--- begin ---
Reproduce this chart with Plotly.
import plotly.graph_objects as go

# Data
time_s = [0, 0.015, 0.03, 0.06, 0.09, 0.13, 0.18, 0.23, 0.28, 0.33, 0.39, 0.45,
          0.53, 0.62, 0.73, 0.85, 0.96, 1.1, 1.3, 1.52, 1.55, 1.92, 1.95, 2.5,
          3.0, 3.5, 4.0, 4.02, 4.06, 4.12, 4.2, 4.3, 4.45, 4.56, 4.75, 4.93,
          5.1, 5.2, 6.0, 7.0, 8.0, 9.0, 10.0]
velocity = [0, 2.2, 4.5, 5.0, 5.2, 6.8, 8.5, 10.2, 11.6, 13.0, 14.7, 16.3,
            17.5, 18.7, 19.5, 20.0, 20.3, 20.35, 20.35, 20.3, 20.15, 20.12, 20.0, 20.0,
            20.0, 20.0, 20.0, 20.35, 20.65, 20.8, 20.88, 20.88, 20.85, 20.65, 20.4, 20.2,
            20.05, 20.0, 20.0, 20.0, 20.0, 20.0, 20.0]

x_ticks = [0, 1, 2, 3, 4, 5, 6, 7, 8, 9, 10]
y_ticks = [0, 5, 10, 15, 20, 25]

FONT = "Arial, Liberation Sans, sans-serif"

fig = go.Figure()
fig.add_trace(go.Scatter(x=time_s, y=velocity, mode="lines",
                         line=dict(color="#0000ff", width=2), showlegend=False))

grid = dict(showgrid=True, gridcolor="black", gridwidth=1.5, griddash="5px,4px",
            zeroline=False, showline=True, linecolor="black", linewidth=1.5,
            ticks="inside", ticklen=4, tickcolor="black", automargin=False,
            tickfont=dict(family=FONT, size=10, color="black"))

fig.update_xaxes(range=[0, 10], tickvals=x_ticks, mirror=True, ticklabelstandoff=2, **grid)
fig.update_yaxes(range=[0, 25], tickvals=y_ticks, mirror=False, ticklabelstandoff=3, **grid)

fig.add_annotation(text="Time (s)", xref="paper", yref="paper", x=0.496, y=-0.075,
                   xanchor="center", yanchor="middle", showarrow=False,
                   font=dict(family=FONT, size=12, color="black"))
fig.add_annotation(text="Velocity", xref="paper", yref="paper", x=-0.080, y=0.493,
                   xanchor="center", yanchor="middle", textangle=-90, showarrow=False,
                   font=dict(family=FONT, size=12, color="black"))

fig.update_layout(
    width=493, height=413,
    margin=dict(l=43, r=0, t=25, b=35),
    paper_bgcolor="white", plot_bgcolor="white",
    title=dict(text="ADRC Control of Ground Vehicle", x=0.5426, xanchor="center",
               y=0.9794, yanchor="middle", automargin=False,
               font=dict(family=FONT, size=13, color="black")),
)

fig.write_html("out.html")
--- end ---
— What needs to be done —
Restate the data above exactly, keeping each word as it stands.

— Result of the task —
Reproduce this chart with Plotly.
import plotly.graph_objects as go

# Data
time_s = [0, 0.015, 0.03, 0.06, 0.09, 0.13, 0.18, 0.23, 0.28, 0.33, 0.39, 0.45,
          0.53, 0.62, 0.73, 0.85, 0.96, 1.1, 1.3, 1.52, 1.55, 1.92, 1.95, 2.5,
          3.0, 3.5, 4.0, 4.02, 4.06, 4.12, 4.2, 4.3, 4.45, 4.56, 4.75, 4.93,
          5.1, 5.2, 6.0, 7.0, 8.0, 9.0, 10.0]
velocity = [0, 2.2, 4.5, 5.0, 5.2, 6.8, 8.5, 10.2, 11.6, 13.0, 14.7, 16.3,
            17.5, 18.7, 19.5, 20.0, 20.3, 20.35, 20.35, 20.3, 20.15, 20.12, 20.0, 20.0,
            20.0, 20.0, 20.0, 20.35, 20.65, 20.8, 20.88, 20.88, 20.85, 20.65, 20.4, 20.2,
            20.05, 20.0, 20.0, 20.0, 20.0, 20.0, 20.0]

x_ticks = [0, 1, 2, 3, 4, 5, 6, 7, 8, 9, 10]
y_ticks = [0, 5, 10, 15, 20, 25]

FONT = "Arial, Liberation Sans, sans-serif"

fig = go.Figure()
fig.add_trace(go.Scatter(x=time_s, y=velocity, mode="lines",
                         line=dict(color="#0000ff", width=2), showlegend=False))

grid = dict(showgrid=True, gridcolor="black", gridwidth=1.5, griddash="5px,4px",
            zeroline=False, showline=True, linecolor="black", linewidth=1.5,
            ticks="inside", ticklen=4, tickcolor="black", automargin=False,
            tickfont=dict(family=FONT, size=10, color="black"))

fig.update_xaxes(range=[0, 10], tickvals=x_ticks, mirror=True, ticklabelstandoff=2, **grid)
fig.update_yaxes(range=[0, 25], tickvals=y_ticks, mirror=False, ticklabelstandoff=3, **grid)

fig.add_annotation(text="Time (s)", xref="paper", yref="paper", x=0.496, y=-0.075,
                   xanchor="center", yanchor="middle", showarrow=False,
                   font=dict(family=FONT, size=12, color="black"))
fig.add_annotation(text="Velocity", xref="paper", yref="paper", x=-0.080, y=0.493,
                   xanchor="center", yanchor="middle", textangle=-90, showarrow=False,
                   font=dict(family=FONT, size=12, color="black"))

fig.update_layout(
    width=493, height=413,
    margin=dict(l=43, r=0, t=25, b=35),
    paper_bgcolor="white", plot_bgcolor="white",
    title=dict(text="ADRC Control of Ground Vehicle", x=0.5426, xanchor="center",
               y=0.9794, yanchor="middle", automargin=False,
               font=dict(family=FONT, size=13, color="black")),
)

fig.write_html("out.html")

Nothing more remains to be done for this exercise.